James Twiggs [to
JM's "Sybil, as a shrew, must certainly derive from Kinbote's
own vision of her!"] In fact, Jansy, I was thinking not of Sybil's
treatment of the boorish pest Kinbote (which seems well-deserved) but of her
coldness toward Hazel. There are two or three instances of this, the main one
occurring in the commentary to line 230, when she has Maud's Skye terrier put to
death. It goes without saying that we have only Kinbote's word that the events
he describes (as allegedly told to him by Jane Provost) actually occurred. But
then again, how reliable a narrator is Shade? Does the fact that he chooses not
to include certain events in his poem mean that they never happened?
JM: Perhaps I misunderstood your choice of
the word "shrew" applied to Sybil. Hazel's plights are then
a question of "cherchez la mère."
There are various ways to read into the bits of story we get
throgh Shade and Kinbote (via Jane). There are those tender moments when
both parents engage with Hazel's toils with Eliot, when Sybil grieves holding in
her hand an old toy, seems to wander forlornly in the garden or cries
while she listens to Shade's lines about the night their daughter committed
suicide.
There are signs that the couple is perfectly aware that their
daughter is mentally unbalanced, or deficient (why would they worry
protectively because a 23 year-old woman isn't back home before
midnight?) and not a wealth of details to pin down Sybil as
a "motherly shrew."
Take Aunt Maud's ailing skye-terrier occurrence.
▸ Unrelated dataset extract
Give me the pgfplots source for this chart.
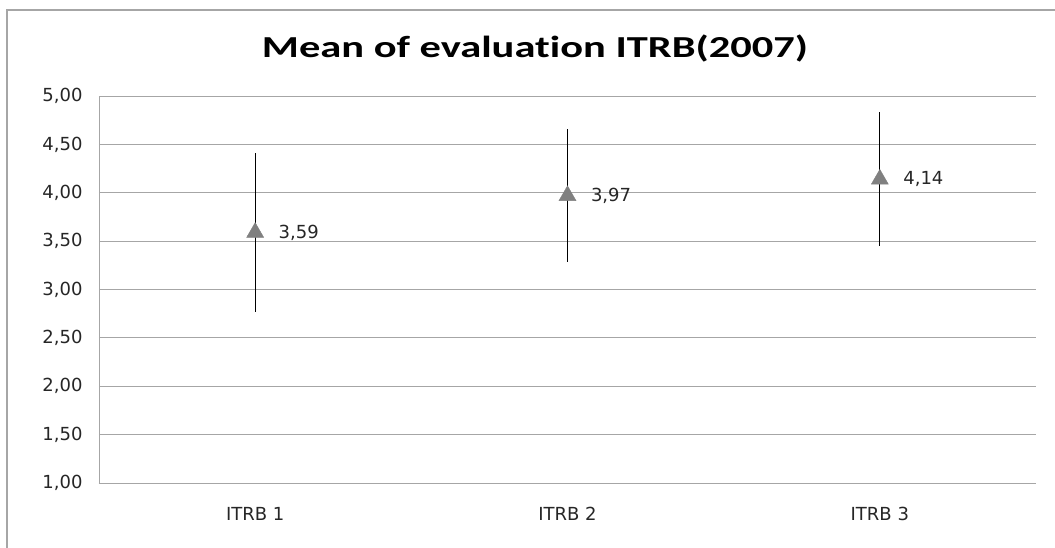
\documentclass[border=0pt]{standalone}
\usepackage{fontspec}
\setmainfont{DejaVu Sans}
\newfontfamily\titlefont[Ligatures=NoCommon]{Carlito}
\usepackage{pgfplots}
\pgfplotsset{compat=1.18}
\definecolor{gridgray}{HTML}{A6A6A6}
\definecolor{markgray}{HTML}{808080}
\definecolor{txt}{HTML}{262626}
\begin{document}
\begin{tikzpicture}[x=1pt,y=1pt]
\path[use as bounding box] (0,0) rectangle (1055,547);
\draw[gridgray,line width=1.2pt] (7,-5) -- (7,537) -- (1060,537);
\node[text=black, inner sep=0pt] at (535,499) {\resizebox{546pt}{\height}{\titlefont\fontsize{30.5}{36}\selectfont\bfseries Mean of evaluation ITRB(2007)}};
\begin{axis}[
  at={(99pt,64pt)}, anchor=south west,
  scale only axis, width=937pt, height=387pt,
  xmin=-0.5, xmax=2.5, ymin=1, ymax=5,
  xtick={0,1,2}, xticklabels={ITRB 1,ITRB 2,ITRB 3},
  ytick={1,1.5,...,5},
  axis lines=left, axis line style={gridgray,-},
  major tick length=0pt,
  ymajorgrids, grid style={gridgray,line width=0.8pt},
  /pgf/number format/assume math mode=true,
  /pgf/number format/.cd, use comma, fixed, fixed zerofill, precision=2, /pgfplots/.cd,
  ticklabel style={font=\fontsize{18}{21}\selectfont, text=txt},
  yticklabel style={xshift=-13pt},
  xticklabel style={yshift=-21pt},
  clip=false,
]
\addplot+[only marks, mark=triangle*, mark size=9.8pt,
  mark options={fill=markgray, draw=markgray},
  error bars/.cd, y dir=both, y explicit, error mark=none,
  error bar style={black, line width=0.9pt}]
  coordinates {(0,3.59) +- (0,0.82) (1,3.97) +- (0,0.69) (2,4.14) +- (0,0.69)};
\addplot[only marks, mark=none, nodes near coords, point meta=y,
  nodes near coords style={anchor=west, xshift=20pt, font=\fontsize{18}{21}\selectfont, text=txt}]
  coordinates {(0,3.59) (1,3.97) (2,4.14)};
\end{axis}
\end{tikzpicture}
\end{document}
Couldn't
Sybil have tried to spare Aunt Maud with some
reluctance should the dog also be in physical distress?
Anyway, there's no way to know, one way or the other. In his
poem, falsely or not, Shade is extremely grateful and loving of his wife. Both
are sexagenarians and, although I haven't stopped to count days and years, Hazel
was not born very early in their marriage (I must check when they visited
Nice. They had a thing with France, no?)